Students on the University of Texas at Austin campus.
Students on the University of Texas at Austin campus.

Billions of dollars in bonds for construction projects at higher-education campuses across Texas would get the go-ahead under legislation approved Tuesday in the state Senate.

Senate Bill 16 by state Sen. Judith Zaffirini, D-Laredo, would allow for the state to move forward on "tuition revenue bonds," the Legislature's traditional means of financing campus construction, for 60 projects at 58 institutions and university system facilities. The bill would authorize about $2.4 billion in tuition revenue bonds, which would help finance an expected $4.1 billion in construction costs.

The University of Texas System, with more than $690 million authorized, and Texas A&M University System, with more than $640 million authorized, are the two largest beneficiaries of tuition revenue bonds in the bill.

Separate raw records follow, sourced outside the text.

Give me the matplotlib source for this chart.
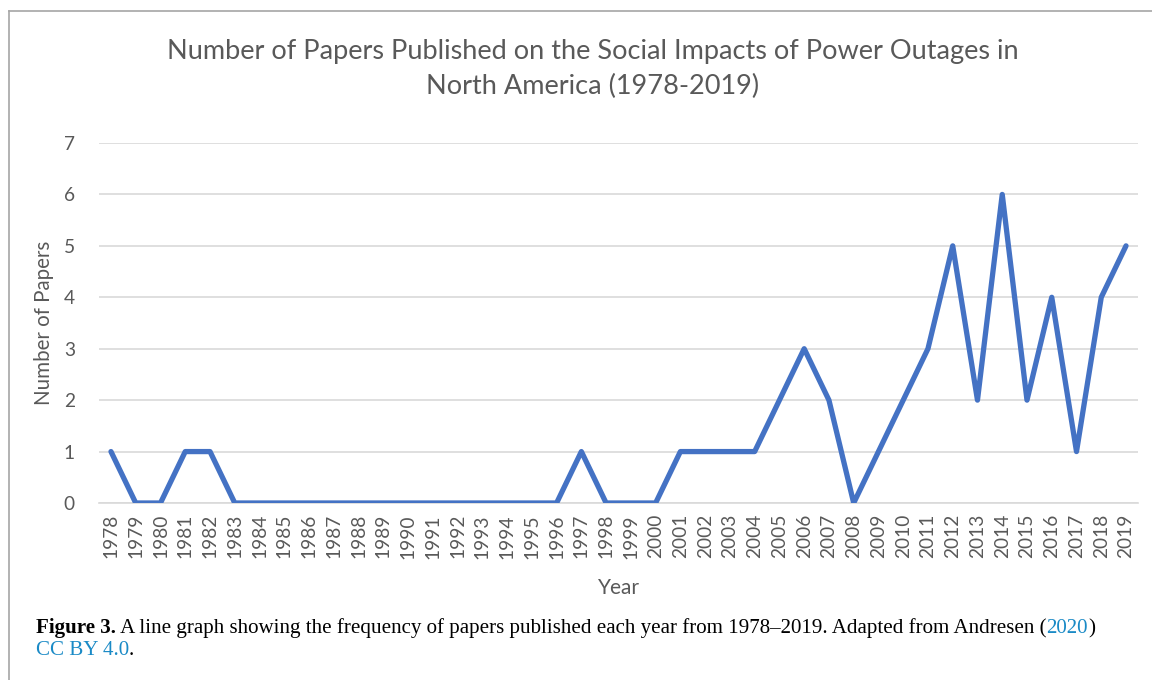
import matplotlib
matplotlib.use("Agg")
import matplotlib.pyplot as plt
from matplotlib.lines import Line2D

# Data
years = list(range(1978, 2020))
papers = [1, 0, 0, 1, 1, 0, 0, 0, 0, 0, 0, 0, 0, 0, 0, 0, 0, 0, 0, 1,
          0, 0, 0, 1, 1, 1, 1, 2, 3, 2, 0, 1, 2, 3, 5, 2, 6, 2, 4, 1, 4, 5]
y_ticks = [0, 1, 2, 3, 4, 5, 6, 7]

title = "Number of Papers Published on the Social Impacts of Power Outages in\nNorth America (1978-2019)"
caption_parts = [
    ("Figure 3.", "bold", "#000000"),
    (" A line graph showing the frequency of papers published each year from 1978\u20132019. Adapted from Andresen (", "normal", "#000000"),
    ("2020", "normal", "#1a8ac6"),
    (")", "normal", "#000000"),
]
caption_line2 = [("CC BY 4.0", "normal", "#1a8ac6"), (".", "normal", "#000000")]

W, H = 1152, 680
fig = plt.figure(figsize=(W / 100, H / 100), dpi=100)
ax = fig.add_axes([98.6 / W, 1 - 503 / H, (1138.4 - 98.6) / W, (503 - 143) / H])

x = list(range(len(years)))
ax.plot(x, papers, color="#4472c4", lw=3.8, solid_joinstyle="round", solid_capstyle="round", zorder=3)

ax.set_xlim(-0.5, len(years) - 0.5)
ax.set_ylim(0, 7)
ax.set_yticks(y_ticks)
ax.set_xticks(x)
ax.set_xticklabels([str(v) for v in years], rotation=90)
ax.grid(axis="y", color="#d9d9d9", lw=1.2)
ax.set_axisbelow(True)
for s in ax.spines.values():
    s.set_visible(False)
ax.spines["bottom"].set_visible(True)
ax.spines["bottom"].set_color("#d9d9d9")
ax.spines["bottom"].set_linewidth(1.2)
ax.tick_params(length=0, labelcolor="#595959", labelsize=13.8)
ax.tick_params(axis="y", pad=17)
ax.tick_params(axis="x", pad=8)
for lab in ax.get_xticklabels() + ax.get_yticklabels():
    lab.set_family("Lato")

ax.set_ylabel("Number of Papers", fontsize=14.8, color="#595959", family="Lato", labelpad=7)
ax.set_xlabel("Year", fontsize=15, color="#595959", family="Lato", labelpad=14)

fig.text(593 / W, 1 - 69 / H, title, ha="center", va="center", fontsize=19.5,
         color="#595959", family="Lato", linespacing=1.45)

# border of the figure frame (top and left only)
fig.add_artist(Line2D([9 / W, 1], [1 - 11 / H, 1 - 11 / H], transform=fig.transFigure, color="#a6a6a6", lw=1.2))
fig.add_artist(Line2D([9 / W, 9 / W], [0, 1 - 11 / H], transform=fig.transFigure, color="#a6a6a6", lw=1.2))

# caption, pieces placed one after another
fig.canvas.draw()
renderer = fig.canvas.get_renderer()


def put_line(parts, x0, y0):
    xp = x0
    for txt, weight, col in parts:
        t = fig.text(xp / W, 1 - y0 / H, txt, ha="left", va="baseline", fontsize=15.1,
                     family="Liberation Serif", weight=weight, color=col)
        bb = t.get_window_extent(renderer)
        xp = bb.x1


put_line(caption_parts, 36, 633)
put_line(caption_line2, 36, 655)

fig.savefig("out.png", dpi=100)
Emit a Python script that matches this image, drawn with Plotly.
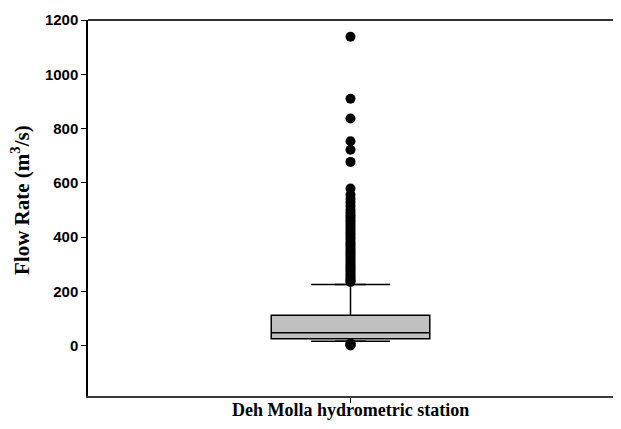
import plotly.graph_objects as go

station = ["Deh Molla hydrometric station"]
q1 = [25]
median = [47]
q3 = [112]
lower_whisker = [16]
upper_whisker = [225]
outliers_high = [1138, 910, 837, 753, 722, 677, 579, 556, 540, 527, 514, 501,
                 490, 480, 471, 462, 453, 444, 435, 426, 417, 408, 399, 390,
                 381, 372, 364, 356, 348, 340, 332, 324, 316, 308, 300, 292,
                 285, 278, 271, 264, 257, 250, 243, 238, 234]
outliers_low = [8, 5, 2, 0]
y_ticks = [0, 200, 400, 600, 800, 1000, 1200]

fig = go.Figure()
fig.add_trace(go.Box(
    x=[0], q1=q1, median=median, q3=q3,
    lowerfence=lower_whisker, upperfence=upper_whisker,
    width=0.604, fillcolor="#c0c0c0",
    line=dict(color="black", width=1.5),
    boxpoints=False, showlegend=False, hoverinfo="skip"))
# whisker caps
fig.add_trace(go.Scatter(
    x=[0, 0], y=lower_whisker + upper_whisker, mode="markers",
    marker=dict(symbol="line-ew", size=22, line=dict(color="black", width=1.5)),
    showlegend=False, hoverinfo="skip"))
outs = outliers_high + outliers_low
fig.add_trace(go.Scatter(
    x=[0] * len(outs), y=outs, mode="markers",
    marker=dict(symbol="circle", size=10, color="black"),
    showlegend=False))

# the page body adds an 8px margin, so the figure is shifted left/up by 8px
fig.update_layout(
    width=605, height=413,
    margin=dict(l=80, r=0, t=12, b=25, autoexpand=False),
    plot_bgcolor="white", paper_bgcolor="white",
    font=dict(family="Liberation Sans", color="black"),
    annotations=[
        dict(text="<b>" + station[0] + "</b>", xref="paper", yref="paper",
             x=0.5, y=0, yanchor="middle", yshift=-14, showarrow=False,
             font=dict(family="Liberation Serif", size=18, color="black")),
        dict(text="<b>Flow Rate (m<sup>3</sup>/s)</b>", xref="paper", yref="paper",
             x=0, y=0.5, xanchor="center", yanchor="middle", xshift=-68, yshift=8,
             textangle=-90, showarrow=False,
             font=dict(family="Liberation Serif", size=21, color="black")),
    ],
    shapes=[dict(type="line", xref="paper", yref="paper", x0=0, x1=1, y0=1, y1=1,
                 line=dict(color="#333333", width=2))],
)
fig.update_xaxes(
    range=[-1, 1], tickvals=[0], ticktext=[""],
    ticks="outside", ticklen=5, tickwidth=1, tickcolor="black",
    showline=True, linecolor="#3a3a3a", linewidth=2, mirror=False,
    showgrid=False, zeroline=False, automargin=False,
)
fig.update_yaxes(
    range=[-186, 1200], tickvals=y_ticks,
    ticks="outside", ticklen=5, tickwidth=1, tickcolor="black",
    tickfont=dict(family="Liberation Sans", size=15, color="black", weight="bold"),
    showline=True, linecolor="black", linewidth=1.5, mirror=False,
    showgrid=False, zeroline=False, automargin=False,
)
fig.write_html("out.html")
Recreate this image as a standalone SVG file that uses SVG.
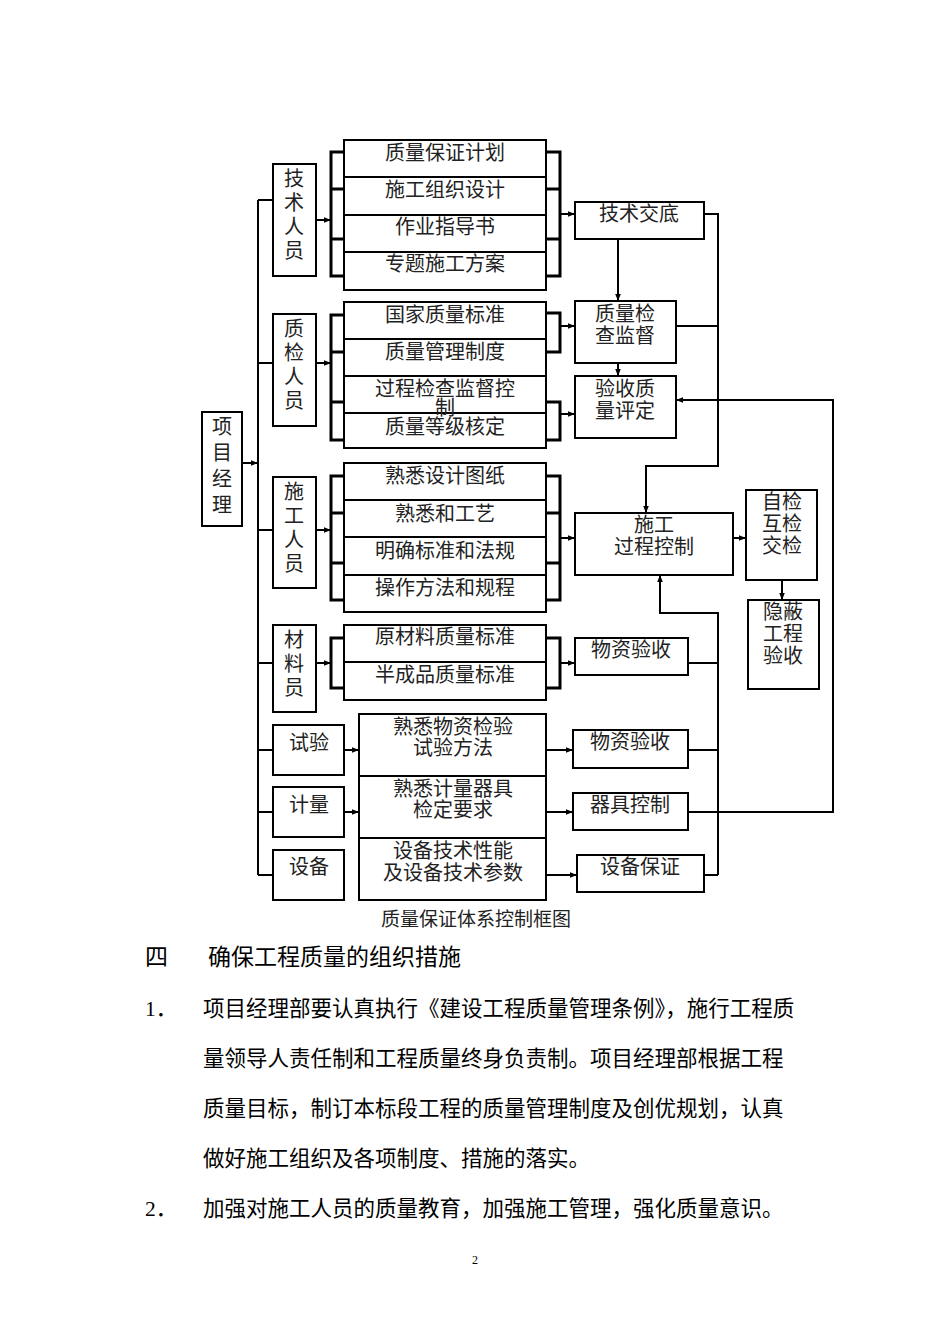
<svg xmlns="http://www.w3.org/2000/svg" width="950" height="1344" viewBox="0 0 950 1344">
<defs>
<marker id="a" viewBox="0 0 10 10" refX="10" refY="5" markerWidth="7" markerHeight="7" markerUnits="userSpaceOnUse" orient="auto"><path d="M0,1 L10,5 L0,9 z" fill="#000"/></marker>
<style>
.b{fill:#fff;stroke:#000;stroke-width:2}
.t{font-family:"Liberation Sans","Noto Sans CJK SC",sans-serif;font-size:20px;fill:#222;text-anchor:middle}
.p{font-family:"Liberation Serif","Noto Sans CJK SC",serif;font-size:21.5px;fill:#000}
.l{fill:none;stroke:#000;stroke-width:2}
.k{fill:none;stroke:#000;stroke-width:3}
.r{fill:none;stroke:#000;stroke-width:2;marker-end:url(#a)}
</style>
</defs>
<rect width="950" height="1344" fill="#fff"/>
<g id="connectors">
<path class="l" d="M258,200 V875 M258,200 H273 M258,363 H273 M258,530 H273 M258,663 H273 M258,750 H273 M258,812 H273 M258,875 H273"/>
<path class="r" d="M242,463 H258"/>
<path class="k" d="M344,152 H331 V276 H344 M331,189 H344 M331,239 H344"/>
<path class="r" d="M316,220 H331"/>
<path class="k" d="M546,152 H560 V276 H546 M546,189 H560 M546,239 H560"/>
<path class="r" d="M560,214 H575"/>
<path class="k" d="M344,315 H331 V440 H344 M331,352 H344 M331,402 H344"/>
<path class="r" d="M316,363 H331"/>
<path class="k" d="M546,313 H560 V352 H546 M546,402 H560 V440 H546"/>
<path class="r" d="M560,326 H575"/>
<path class="r" d="M560,414 H575"/>
<path class="r" d="M618,239 V301"/>
<path class="r" d="M618,363 V376"/>
<path class="r" d="M704,214 H718 V466 H646 V513"/>
<path class="l" d="M676,326 H718"/>
<path class="k" d="M344,476 H331 V600 H344 M331,513 H344 M331,563 H344"/>
<path class="r" d="M316,530 H331"/>
<path class="k" d="M546,476 H560 V600 H546 M546,513 H560 M546,563 H560"/>
<path class="r" d="M560,538 H575"/>
<path class="r" d="M733,538 H746"/>
<path class="r" d="M782,580 V600"/>
<path class="k" d="M344,638 H331 V688 H344"/>
<path class="r" d="M316,663 H331"/>
<path class="k" d="M546,638 H560 V688 H546"/>
<path class="r" d="M560,663 H575"/>
<path class="r" d="M344,750 H359"/>
<path class="r" d="M344,812 H359"/>
<path class="r" d="M546,750 H573"/>
<path class="r" d="M546,812 H573"/>
<path class="r" d="M546,875 H577"/>
<path class="r" d="M718,875 V613 H660 V575"/>
<path class="l" d="M688,663 H718 M688,750 H718 M704,875 H718"/>
<path class="r" d="M688,812 H833 V400 H676"/>
</g>
<g id="pm"><rect class="b" x="202" y="412" width="40" height="114"/><text class="t" x="222" y="434">项</text><text class="t" x="222" y="460">目</text><text class="t" x="222" y="486">经</text><text class="t" x="222" y="512">理</text></g>
<g id="r1"><rect class="b" x="273" y="164" width="43" height="112"/><text class="t" x="294" y="186">技</text><text class="t" x="294" y="210">术</text><text class="t" x="294" y="234">人</text><text class="t" x="294" y="258">员</text></g>
<g id="r2"><rect class="b" x="273" y="314" width="43" height="112"/><text class="t" x="294" y="336">质</text><text class="t" x="294" y="360">检</text><text class="t" x="294" y="384">人</text><text class="t" x="294" y="408">员</text></g>
<g id="r3"><rect class="b" x="273" y="477" width="43" height="111"/><text class="t" x="294" y="499">施</text><text class="t" x="294" y="523">工</text><text class="t" x="294" y="547">人</text><text class="t" x="294" y="571">员</text></g>
<g id="r4"><rect class="b" x="273" y="625" width="43" height="87"/><text class="t" x="294" y="647">材</text><text class="t" x="294" y="671">料</text><text class="t" x="294" y="695">员</text></g>
<g id="r5"><rect class="b" x="273" y="725" width="71" height="50"/><text class="t" x="309" y="750">试验</text></g>
<g id="r6"><rect class="b" x="273" y="787" width="71" height="50"/><text class="t" x="309" y="812">计量</text></g>
<g id="r7"><rect class="b" x="273" y="850" width="71" height="50"/><text class="t" x="309" y="874">设备</text></g>
<g id="i1"><rect class="b" x="344" y="140" width="202" height="150"/><path class="l" d="M344,177 H546 M344,215 H546 M344,252 H546"/>
<text class="t" x="445" y="160">质量保证计划</text><text class="t" x="445" y="197">施工组织设计</text><text class="t" x="445" y="234">作业指导书</text><text class="t" x="445" y="271">专题施工方案</text></g>
<g id="i2"><rect class="b" x="344" y="302" width="202" height="146"/><path class="l" d="M344,339 H546 M344,376 H546 M344,413 H546"/>
<text class="t" x="445" y="322">国家质量标准</text><text class="t" x="445" y="359">质量管理制度</text><text class="t" x="445" y="396">过程检查监督控</text><text class="t" x="445" y="415">制</text><text class="t" x="445" y="434">质量等级核定</text></g>
<g id="i3"><rect class="b" x="344" y="463" width="202" height="149"/><path class="l" d="M344,500 H546 M344,537 H546 M344,575 H546"/>
<text class="t" x="445" y="483">熟悉设计图纸</text><text class="t" x="445" y="521">熟悉和工艺</text><text class="t" x="445" y="558">明确标准和法规</text><text class="t" x="445" y="595">操作方法和规程</text></g>
<g id="i4"><rect class="b" x="344" y="625" width="202" height="75"/><path class="l" d="M344,662 H546"/>
<text class="t" x="445" y="644">原材料质量标准</text><text class="t" x="445" y="682">半成品质量标准</text></g>
<g id="i5"><rect class="b" x="359" y="714" width="187" height="62"/><text class="t" x="453" y="734">熟悉物资检验</text><text class="t" x="453" y="755">试验方法</text></g>
<g id="i6"><rect class="b" x="359" y="776" width="187" height="62"/><text class="t" x="453" y="796">熟悉计量器具</text><text class="t" x="453" y="817">检定要求</text></g>
<g id="i7"><rect class="b" x="359" y="838" width="187" height="62"/><text class="t" x="453" y="858">设备技术性能</text><text class="t" x="453" y="880">及设备技术参数</text></g>
<g id="jsjd"><rect class="b" x="575" y="202" width="129" height="37"/><text class="t" x="639" y="221">技术交底</text></g>
<g id="zljc"><rect class="b" x="575" y="301" width="101" height="62"/><text class="t" x="625" y="321">质量检</text><text class="t" x="625" y="343">查监督</text></g>
<g id="yspd"><rect class="b" x="575" y="376" width="101" height="62"/><text class="t" x="625" y="396">验收质</text><text class="t" x="625" y="418">量评定</text></g>
<g id="sgkz"><rect class="b" x="575" y="513" width="158" height="62"/><text class="t" x="654" y="532">施工</text><text class="t" x="654" y="554">过程控制</text></g>
<g id="zj"><rect class="b" x="746" y="490" width="71" height="90"/><text class="t" x="782" y="509">自检</text><text class="t" x="782" y="531">互检</text><text class="t" x="782" y="553">交检</text></g>
<g id="yb"><rect class="b" x="748" y="600" width="71" height="89"/><text class="t" x="783" y="619">隐蔽</text><text class="t" x="783" y="641">工程</text><text class="t" x="783" y="663">验收</text></g>
<g id="wz1"><rect class="b" x="575" y="638" width="113" height="37"/><text class="t" x="631" y="657">物资验收</text></g>
<g id="wz2"><rect class="b" x="573" y="730" width="115" height="38"/><text class="t" x="630" y="749">物资验收</text></g>
<g id="qj"><rect class="b" x="573" y="793" width="115" height="37"/><text class="t" x="630" y="812">器具控制</text></g>
<g id="sb"><rect class="b" x="577" y="855" width="127" height="37"/><text class="t" x="640" y="874">设备保证</text></g>
<text class="t" x="476" y="926" style="font-size:19px">质量保证体系控制框图</text>
<text class="p" x="145" y="965" style="font-size:23px">四</text>
<text class="p" x="208" y="965" style="font-size:23px">确保工程质量的组织措施</text>
<text class="p" x="145" y="1016">1．</text>
<text class="p" x="203" y="1016">项目经理部要认真执行《建设工程质量管理条例》，施行工程质</text>
<text class="p" x="203" y="1066">量领导人责任制和工程质量终身负责制。项目经理部根据工程</text>
<text class="p" x="203" y="1116">质量目标，制订本标段工程的质量管理制度及创优规划，认真</text>
<text class="p" x="203" y="1166">做好施工组织及各项制度、措施的落实。</text>
<text class="p" x="145" y="1216">2．</text>
<text class="p" x="203" y="1216">加强对施工人员的质量教育，加强施工管理，强化质量意识。</text>
<text class="p" x="475" y="1264" style="font-size:12px;text-anchor:middle">2</text>
</svg>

Specific projects around the state include $95 million for an engineering education and research center at the University of Texas at Austin,  $53 million for a biocontainment research facility at Texas A&M University, $70 million for a pharmacy and biomedical sciences building at the University of Houston, and $83 million for an engineering and science building at Texas State University in San Marcos.

There was no discussion or debate of the bill in the Senate Chamber. It passed easily, with only one objection. The bill now heads to the House for consideration.

The Legislature is typically expected to pass a tuition revenue bond package every other regular session, but no such authorizations have been made since 2006. 

In a statement provided to the Senate Research Center for its analysis of the bill, Zaffirini noted that the chancellors and presidents of higher-education institutions around the state had testified to their need for state support to complete their desired construction projects.

"Funding these needs is timely, especially because interest rates are relatively low, as are construction costs, and rapid enrollment in higher education over the last decade has strained the state's aging existing infrastructure," she said. " The state must invest now to ensure the education of a booming population to meet the needs of a modern economy and secure Texas' economic vitality."